- Information provided:

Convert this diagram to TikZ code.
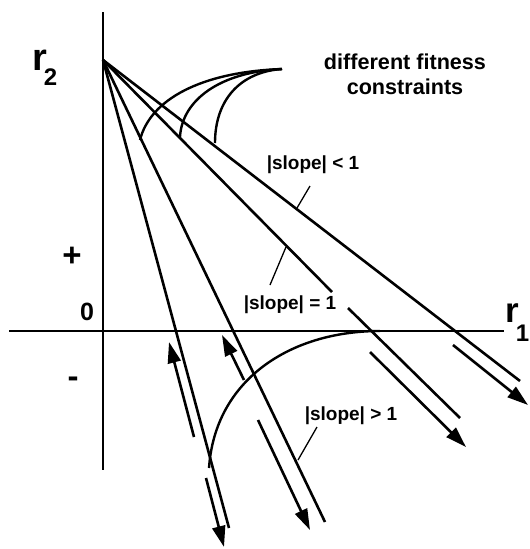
\documentclass[tikz,border=0pt]{standalone}
\usepackage{fontspec}
\setmainfont{Liberation Sans}
\usetikzlibrary{arrows.meta}
\tikzset{
    axis/.style={line width=2.8pt}, % the two axes
    ray/.style={line width=2.6pt}, % lines out of the start point
    flow/.style={line width=2.6pt, -{Triangle[length=21pt,width=13pt]}}, % direction arrows
    bound/.style={line width=2.4pt}, % fitness constraint curves
    leader/.style={line width=1.3pt}, % label pointers
    lbl/.style={font=\bfseries\fontsize{19}{22}\selectfont, inner sep=0pt},
    sign/.style={font=\bfseries\fontsize{33}{33}\selectfont, inner sep=0pt},
}

\begin{document}
\begin{tikzpicture}[x=1pt, y=-1pt]
    \useasboundingbox (0,0) rectangle (530,549);

    % axes
    \coordinate (ytop) at (103,12);
    \coordinate (ybot) at (103,470);
    \coordinate (xl) at (9,331);
    \coordinate (xr) at (504,331);
    \draw[axis] (ytop) -- (ybot);
    \draw[axis] (xl) -- (xr);

    % rays
    \coordinate (o) at (103,60);
    \coordinate (e1) at (520,381);
    \coordinate (g2a) at (332,292);
    \coordinate (g2b) at (348,308);
    \coordinate (e2) at (460,418);
    \coordinate (e3) at (325,522);
    \coordinate (e4) at (229,528);
    \path[ray]
        (o) edge (e1)
        (o) edge (g2a)
        (g2b) edge (e2)
        (o) edge (e3)
        (o) edge (e4);

    % arrows beside the rays
    \coordinate (f1a) at (453,345);  \coordinate (f1b) at (528,405);
    \coordinate (f2a) at (370,352);  \coordinate (f2b) at (466,447);
    \coordinate (f3a) at (258,420);  \coordinate (f3b) at (310,530);
    \coordinate (u3a) at (244,380);  \coordinate (u3b) at (222,335);
    \coordinate (f4a) at (206,478);  \coordinate (f4b) at (224,547);
    \coordinate (u4a) at (194,437);  \coordinate (u4b) at (169,342);
    \draw[flow] (f1a) -- (f1b);
    \draw[flow] (f2a) -- (f2b);
    \draw[flow] (f3a) -- (f3b);
    \draw[flow] (u3a) -- (u3b);
    \draw[flow] (f4a) -- (f4b);
    \draw[flow] (u4a) -- (u4b);

    % constraint curves
    \coordinate (cusp) at (282,69);
    \coordinate (c1) at (140,140);
    \coordinate (c2) at (180,137);
    \coordinate (c3) at (215,143);
    \coordinate (lowa) at (209,468);
    \coordinate (lowb) at (380,331);
    \draw[bound] (c1) .. controls (150,100) and (200,72) .. (cusp);
    \draw[bound] (c2) .. controls (182,100) and (220,72) .. (cusp);
    \draw[bound] (c3) .. controls (215,100) and (240,72) .. (cusp);
    \draw[bound] (lowa) .. controls (215,380) and (290,331) .. (lowb);

    % labels
    \node[inner sep=0pt, anchor=base west, font=\bfseries\fontsize{38}{38}\selectfont]
        (rtwo) at (32,70) {r\kern-3pt\raisebox{-15pt}{\fontsize{24}{24}\selectfont 2}};
    \node[inner sep=0pt, anchor=base west, font=\bfseries\fontsize{35}{35}\selectfont]
        (rone) at (505,322) {r\kern-3pt\raisebox{-19pt}{\fontsize{24}{24}\selectfont 1}};
    \node[sign] (plus) at (72,257) {+};
    \node[sign, font=\bfseries\fontsize{25}{25}\selectfont] (zero) at (87,312) {0};
    \node[sign] (minus) at (73,382) {-};
    \node[inner sep=0pt, align=center, font=\bfseries\fontsize{21.6}{25}\selectfont]
        (fit) at (405,74.5) {different fitness\\constraints};
    \node[lbl] (lt) at (313,165) {|slope| \textless{} 1};
    \node[lbl] (leq) at (290,305) {|slope| = 1};
    \node[lbl] (lgt) at (351,416) {|slope| \textgreater{} 1};

    % pointers from the labels
    \coordinate (slt) at (310,186);  \coordinate (plt) at (297,208);
    \coordinate (seq) at (270,285);  \coordinate (peq) at (286,247);
    \coordinate (sgt) at (317,427);  \coordinate (pgt) at (298,460);
    \draw[leader] (slt) -- (plt);
    \draw[leader] (seq) -- (peq);
    \draw[leader] (sgt) -- (pgt);
\end{tikzpicture}
\end{document}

- Task details:
Extract the full listing exactly, with the pictures left out.

- The output:
Convert this diagram to TikZ code.
\documentclass[tikz,border=0pt]{standalone}
\usepackage{fontspec}
\setmainfont{Liberation Sans}
\usetikzlibrary{arrows.meta}
\tikzset{
    axis/.style={line width=2.8pt}, % the two axes
    ray/.style={line width=2.6pt}, % lines out of the start point
    flow/.style={line width=2.6pt, -{Triangle[length=21pt,width=13pt]}}, % direction arrows
    bound/.style={line width=2.4pt}, % fitness constraint curves
    leader/.style={line width=1.3pt}, % label pointers
    lbl/.style={font=\bfseries\fontsize{19}{22}\selectfont, inner sep=0pt},
    sign/.style={font=\bfseries\fontsize{33}{33}\selectfont, inner sep=0pt},
}

\begin{document}
\begin{tikzpicture}[x=1pt, y=-1pt]
    \useasboundingbox (0,0) rectangle (530,549);

    % axes
    \coordinate (ytop) at (103,12);
    \coordinate (ybot) at (103,470);
    \coordinate (xl) at (9,331);
    \coordinate (xr) at (504,331);
    \draw[axis] (ytop) -- (ybot);
    \draw[axis] (xl) -- (xr);

    % rays
    \coordinate (o) at (103,60);
    \coordinate (e1) at (520,381);
    \coordinate (g2a) at (332,292);
    \coordinate (g2b) at (348,308);
    \coordinate (e2) at (460,418);
    \coordinate (e3) at (325,522);
    \coordinate (e4) at (229,528);
    \path[ray]
        (o) edge (e1)
        (o) edge (g2a)
        (g2b) edge (e2)
        (o) edge (e3)
        (o) edge (e4);

    % arrows beside the rays
    \coordinate (f1a) at (453,345);  \coordinate (f1b) at (528,405);
    \coordinate (f2a) at (370,352);  \coordinate (f2b) at (466,447);
    \coordinate (f3a) at (258,420);  \coordinate (f3b) at (310,530);
    \coordinate (u3a) at (244,380);  \coordinate (u3b) at (222,335);
    \coordinate (f4a) at (206,478);  \coordinate (f4b) at (224,547);
    \coordinate (u4a) at (194,437);  \coordinate (u4b) at (169,342);
    \draw[flow] (f1a) -- (f1b);
    \draw[flow] (f2a) -- (f2b);
    \draw[flow] (f3a) -- (f3b);
    \draw[flow] (u3a) -- (u3b);
    \draw[flow] (f4a) -- (f4b);
    \draw[flow] (u4a) -- (u4b);

    % constraint curves
    \coordinate (cusp) at (282,69);
    \coordinate (c1) at (140,140);
    \coordinate (c2) at (180,137);
    \coordinate (c3) at (215,143);
    \coordinate (lowa) at (209,468);
    \coordinate (lowb) at (380,331);
    \draw[bound] (c1) .. controls (150,100) and (200,72) .. (cusp);
    \draw[bound] (c2) .. controls (182,100) and (220,72) .. (cusp);
    \draw[bound] (c3) .. controls (215,100) and (240,72) .. (cusp);
    \draw[bound] (lowa) .. controls (215,380) and (290,331) .. (lowb);

    % labels
    \node[inner sep=0pt, anchor=base west, font=\bfseries\fontsize{38}{38}\selectfont]
        (rtwo) at (32,70) {r\kern-3pt\raisebox{-15pt}{\fontsize{24}{24}\selectfont 2}};
    \node[inner sep=0pt, anchor=base west, font=\bfseries\fontsize{35}{35}\selectfont]
        (rone) at (505,322) {r\kern-3pt\raisebox{-19pt}{\fontsize{24}{24}\selectfont 1}};
    \node[sign] (plus) at (72,257) {+};
    \node[sign, font=\bfseries\fontsize{25}{25}\selectfont] (zero) at (87,312) {0};
    \node[sign] (minus) at (73,382) {-};
    \node[inner sep=0pt, align=center, font=\bfseries\fontsize{21.6}{25}\selectfont]
        (fit) at (405,74.5) {different fitness\\constraints};
    \node[lbl] (lt) at (313,165) {|slope| \textless{} 1};
    \node[lbl] (leq) at (290,305) {|slope| = 1};
    \node[lbl] (lgt) at (351,416) {|slope| \textgreater{} 1};

    % pointers from the labels
    \coordinate (slt) at (310,186);  \coordinate (plt) at (297,208);
    \coordinate (seq) at (270,285);  \coordinate (peq) at (286,247);
    \coordinate (sgt) at (317,427);  \coordinate (pgt) at (298,460);
    \draw[leader] (slt) -- (plt);
    \draw[leader] (seq) -- (peq);
    \draw[leader] (sgt) -- (pgt);
\end{tikzpicture}
\end{document}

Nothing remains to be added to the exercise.